Ishiba, le gardien du temple
Aujourd’hui, c’est Shigeru Ishiba, le « faucon modéré », qui tient la boutique. Il prétend incarner l’esprit de son ancien rival. Mais son gouvernement tangue : impopularité record (31 % d’approbation), inflation galopante, mépris social palpable. À force d’invoquer Abe, Ishiba donne l’impression d’un médium raté. Le spectre de son prédécesseur n’est pas un guide, c’est une camisole.

 

La réforme de l’article 9 (celui qui interdit à l’armée japonaise d’être une armée) revient comme un refrain obsessionnel. Abe la voulait. Ishiba la réclame. Le peuple, lui, doute. Mais dans ce Japon où la sécurité prime sur le sens, on préfère parler de menace nord-coréenne plutôt que de pauvreté domestique.

 

Une démocratie en papier washi
Les élections du 20 juillet ne sont pas un référendum sur une politique, mais un test de résistance d’un système aussi opaque qu’un paravent shōji. Le PLD, malgré ses scandales, reste favori. L’opposition est divisée, timorée, ou pire : populiste. Le Sanseito, mélange de thérapie quantique et de militarisme new age, grignote du terrain dans les campagnes.

 

Et l’électeur japonais, usé, résigné, choisira entre la soumission polie au statu quo et le nihilisme zen du vote blanc. Dans les urnes, pas de frisson démocratique : juste une liturgie administrative.

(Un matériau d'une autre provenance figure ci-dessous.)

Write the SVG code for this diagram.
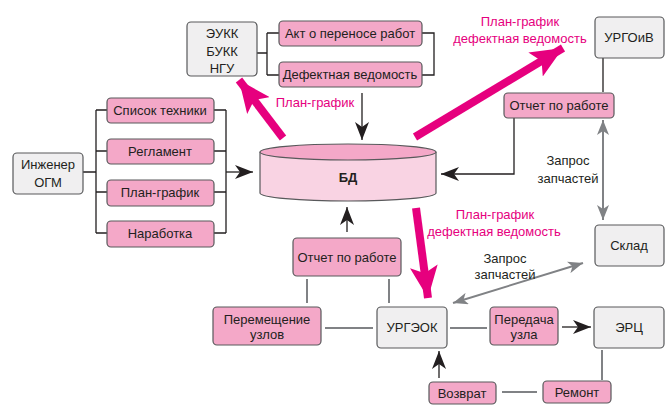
<svg xmlns="http://www.w3.org/2000/svg" width="671" height="413" viewBox="0 0 671 413">
<style>
text{font-family:"Liberation Sans",Arial,sans-serif;font-size:13px;fill:#231f20;text-anchor:middle;dominant-baseline:central}
.g{fill:#f0eff0;stroke:#58595b;stroke-width:1.2}
.p{fill:#f4a8c8;stroke:#58595b;stroke-width:1.2}
.k{stroke:#231f20;stroke-width:1.3;fill:none}
.gr{stroke:#808285;stroke-width:2;fill:none}
.big{stroke:#e6007e;stroke-width:8;fill:none}
.mt{fill:#e6007e}
</style>
<defs>
<marker id="ah" markerUnits="userSpaceOnUse" markerWidth="20" markerHeight="14" refX="18" refY="7" orient="auto"><path d="M0,0 L18,7 L0,14 L5,7z" fill="#231f20"/></marker>
<marker id="ag" markerUnits="userSpaceOnUse" markerWidth="16" markerHeight="12" refX="15" refY="6" orient="auto-start-reverse"><path d="M0,0 L15,6 L0,12 L4,6z" fill="#808285"/></marker>
<marker id="am" markerUnits="userSpaceOnUse" markerWidth="34" markerHeight="28" refX="32" refY="14" orient="auto"><path d="M0,0 L32,14 L0,28 L7,14z" fill="#e6007e"/></marker>
</defs>
<g id="connectors">
<path class="k" d="M257,53 H267 M267,33 V75 M267,33 H279 M267,75 H279 M422,33 H434 V75 H422"/>
<line class="k" x1="362" y1="93" x2="362" y2="140" marker-end="url(#ah)"/>
<path class="k" d="M83,172 H96 M96,110 V233 M96,110 H107 M96,151 H107 M96,192 H107 M96,233 H107 M214,110 H226 M214,151 H226 M214,192 H226 M214,233 H226 M226,110 V233"/>
<line class="k" x1="226" y1="172" x2="253" y2="172" marker-end="url(#ah)"/>
<line class="k" x1="603" y1="58" x2="603" y2="92"/>
<path class="k" d="M514,118 V174 H441" marker-end="url(#ah)"/>
<line class="gr" x1="603" y1="120" x2="603" y2="220" marker-start="url(#ag)" marker-end="url(#ag)"/>
<line class="gr" x1="453" y1="303" x2="583" y2="263" marker-start="url(#ag)" marker-end="url(#ag)"/>
<line class="k" x1="347" y1="232" x2="347" y2="207" marker-end="url(#ah)"/>
<path class="gr" d="M307,279 V303 M389,279 V303 M325,328 H373 M450,328 H487 M602,350 V380 M502,392 H537"/>
<line class="k" x1="562" y1="327" x2="591" y2="327" marker-end="url(#ah)"/>
<line class="k" x1="439" y1="378" x2="439" y2="351" marker-end="url(#ah)"/>
<line class="big" x1="283" y1="138" x2="239" y2="80" marker-end="url(#am)"/>
<line class="big" x1="415" y1="137" x2="563" y2="48" marker-end="url(#am)"/>
<line class="big" x1="416" y1="208" x2="428" y2="298" marker-end="url(#am)"/>
<text x="315" y="102" class="mt">План-график</text>
<text x="520" y="21" class="mt">План-график</text>
<text x="520" y="38" class="mt">дефектная ведомость</text>
<text x="495" y="214" class="mt">План-график</text>
<text x="494" y="231" class="mt">дефектная ведомость</text>
<text x="568" y="160">Запрос</text>
<text x="568" y="178">запчастей</text>
<text x="505" y="258">Запрос</text>
<text x="505" y="274">запчастей</text>
</g>
<g id="db">
<path d="M260,152 V193 A88,8 0 0 0 436,193 V152" fill="#f9d3e3" stroke="#58595b" stroke-width="1.2"/>
<ellipse cx="348" cy="152" rx="88" ry="8" class="p"/>
<text x="348" y="177" style="font-weight:bold">БД</text>
</g>
<g id="eukk"><rect x="187" y="22" width="70" height="54" rx="4" class="g"/><text x="222" y="33">ЭУКК</text><text x="222" y="51">БУКК</text><text x="222" y="68">НГУ</text></g>
<g id="akt"><rect x="279" y="21" width="143" height="25" rx="4" class="p"/><text x="350" y="33">Акт о переносе работ</text></g>
<g id="defect"><rect x="279" y="62" width="143" height="25" rx="4" class="p"/><text x="350" y="74">Дефектная ведомость</text></g>
<g id="ogm"><rect x="13" y="153" width="70" height="41" rx="4" class="g"/><text x="48" y="164">Инженер</text><text x="48" y="182">ОГМ</text></g>
<g id="spisok"><rect x="107" y="98" width="107" height="25" rx="4" class="p"/><text x="160" y="110">Список техники</text></g>
<g id="reglament"><rect x="107" y="139" width="107" height="25" rx="4" class="p"/><text x="160" y="151">Регламент</text></g>
<g id="plan"><rect x="107" y="180" width="107" height="26" rx="4" class="p"/><text x="160" y="192">План-график</text></g>
<g id="narabotka"><rect x="107" y="221" width="107" height="26" rx="4" class="p"/><text x="160" y="233">Наработка</text></g>
<g id="urgoiv"><rect x="595" y="17" width="69" height="41" rx="4" class="g"/><text x="629" y="37">УРГОиВ</text></g>
<g id="otchet1"><rect x="504" y="93" width="110" height="25" rx="4" class="p"/><text x="559" y="105">Отчет по работе</text></g>
<g id="sklad"><rect x="595" y="225" width="69" height="41" rx="4" class="g"/><text x="629" y="245">Склад</text></g>
<g id="otchet2"><rect x="293" y="238" width="108" height="38" rx="4" class="p"/><text x="347" y="257">Отчет по работе</text></g>
<g id="peremeshenie"><rect x="213" y="307" width="108" height="38" rx="4" class="p"/><text x="267" y="319">Перемещение</text><text x="267" y="334">узлов</text></g>
<g id="urgeok"><rect x="377" y="307" width="70" height="41" rx="4" class="g"/><text x="412" y="327">УРГЭОК</text></g>
<g id="peredacha"><rect x="490" y="307" width="68" height="38" rx="4" class="p"/><text x="524" y="319">Передача</text><text x="524" y="334">узла</text></g>
<g id="erc"><rect x="594" y="307" width="70" height="41" rx="4" class="g"/><text x="629" y="327">ЭРЦ</text></g>
<g id="vozvrat"><rect x="429" y="382" width="67" height="22" rx="4" class="p"/><text x="462" y="393">Возврат</text></g>
<g id="remont"><rect x="543" y="381" width="68" height="22" rx="4" class="p"/><text x="577" y="392">Ремонт</text></g>
</svg>
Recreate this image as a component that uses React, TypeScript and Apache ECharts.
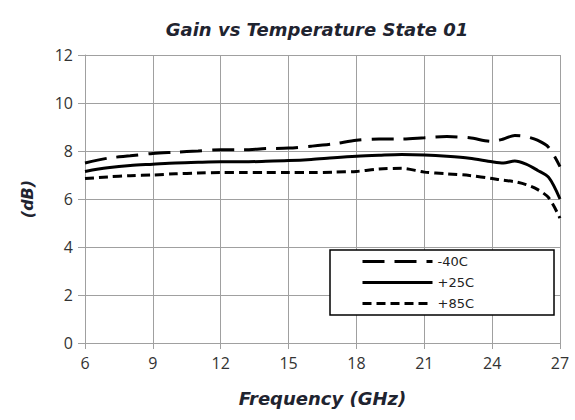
import React, { useEffect, useRef } from "react";
import * as echarts from "echarts";

const freqs = [6, 7, 8, 9, 10, 11, 12, 13, 14, 15, 16, 17, 18, 19, 20, 21, 22, 23, 24, 24.5, 25, 25.5, 26, 26.5, 27];
const gainM40 = [7.5, 7.7, 7.8, 7.9, 7.95, 8.0, 8.05, 8.05, 8.1, 8.12, 8.2, 8.3, 8.45, 8.5, 8.5, 8.55, 8.6, 8.55, 8.4, 8.5, 8.65, 8.6, 8.45, 8.15, 7.35];
const gainP25 = [7.15, 7.3, 7.4, 7.45, 7.5, 7.53, 7.55, 7.55, 7.57, 7.6, 7.65, 7.72, 7.78, 7.82, 7.85, 7.83, 7.78, 7.7, 7.55, 7.5, 7.58, 7.45, 7.2, 6.9, 6.0];
const gainP85 = [6.85, 6.92, 6.97, 7.0, 7.05, 7.08, 7.1, 7.1, 7.1, 7.1, 7.1, 7.12, 7.15, 7.25, 7.28, 7.12, 7.05, 6.98, 6.85, 6.78, 6.72, 6.6, 6.4, 6.05, 5.2];
const seriesNames = ["-40C", "+25C", "+85C"];

const pair = (ys: number[]) => freqs.map((f, i) => [f, ys[i]]);

export default function App() {
  const ref = useRef<HTMLDivElement>(null);
  useEffect(() => {
    const chart = echarts.init(ref.current!, undefined, { renderer: "svg" });
    const headFont = "'DejaVu Sans', sans-serif";
    const tickFont = "'Open Sans', 'Liberation Sans', sans-serif";
    const mk = (name: string, ys: number[], type: any) => ({
      name,
      type: "line",
      data: pair(ys),
      showSymbol: false,
      symbol: "none",
      smooth: 0.3,
      lineStyle: { color: "#000", width: 3, type, cap: "butt" },
      itemStyle: { color: "#000", opacity: 0 },
    });
    chart.setOption({
      animation: false,
      backgroundColor: "#fff",
      title: {
        text: "Gain vs Temperature State 01",
        left: 312,
        top: 15,
        textAlign: "center",
        textStyle: { fontFamily: headFont, fontSize: 18, fontWeight: "bold", fontStyle: "italic", color: "#1f2430" },
      },
      grid: { left: 85, right: 15, top: 55, bottom: 77 },
      xAxis: {
        type: "value",
        min: 6,
        max: 27,
        interval: 3,
        name: "Frequency (GHz)",
        nameLocation: "middle",
        nameGap: 46,
        nameTextStyle: { fontFamily: headFont, fontSize: 18, fontWeight: "bold", fontStyle: "italic", color: "#1f2430" },
        axisLine: { lineStyle: { color: "#a0a0a0", width: 1 } },
        axisTick: { show: true, inside: false, length: 6, lineStyle: { color: "#a0a0a0" } },
        axisLabel: { fontFamily: tickFont, fontSize: 16, color: "#333", margin: 12 },
        splitLine: { show: true, lineStyle: { color: "#a0a0a0", width: 1 } },
      },
      yAxis: {
        type: "value",
        min: 0,
        max: 12,
        interval: 2,
        name: "(dB)",
        nameLocation: "middle",
        nameGap: 50,
        nameRotate: 90,
        nameTextStyle: { fontFamily: headFont, fontSize: 16, fontWeight: "bold", fontStyle: "italic", color: "#1f2430" },
        axisLine: { show: true, lineStyle: { color: "#a0a0a0", width: 1 } },
        axisTick: { show: true, inside: false, length: 7, lineStyle: { color: "#a0a0a0" } },
        axisLabel: { fontFamily: tickFont, fontSize: 16, color: "#333", margin: 12 },
        splitLine: { show: true, lineStyle: { color: "#a0a0a0", width: 1 } },
      },
      legend: {
        data: seriesNames,
        orient: "vertical",
        left: 330,
        top: 250,
        padding: [5, 80, 5, 31],
        itemWidth: 70,
        itemHeight: 14,
        itemGap: 8,
        itemStyle: { opacity: 0 },
        lineStyle: { width: 3 },
        backgroundColor: "#fff",
        borderColor: "#000",
        borderWidth: 1.5,
        borderRadius: 0,
        textStyle: { fontFamily: headFont, fontSize: 13, color: "#222" },
      },
      series: [
        mk(seriesNames[0], gainM40, [22, 10]),
        mk(seriesNames[1], gainP25, "solid"),
        mk(seriesNames[2], gainP85, [9, 5]),
      ],
    });
    return () => chart.dispose();
  }, []);
  return <div ref={ref} style={{ width: 575, height: 420, position: "absolute", left: 0, top: 0 }} />;
}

Quand la poussière des élections retombera, Shinzo Abe sera toujours là. Dans les manuels, dans les temples électoraux du PLD, dans les discours d’un Premier ministre qui ressemble à un archiviste. Mais son ombre est une prison. Et son assassin, dans une ironie amère, a peut-être fait plus pour faire vaciller le pouvoir que n’importe quel leader d’opposition.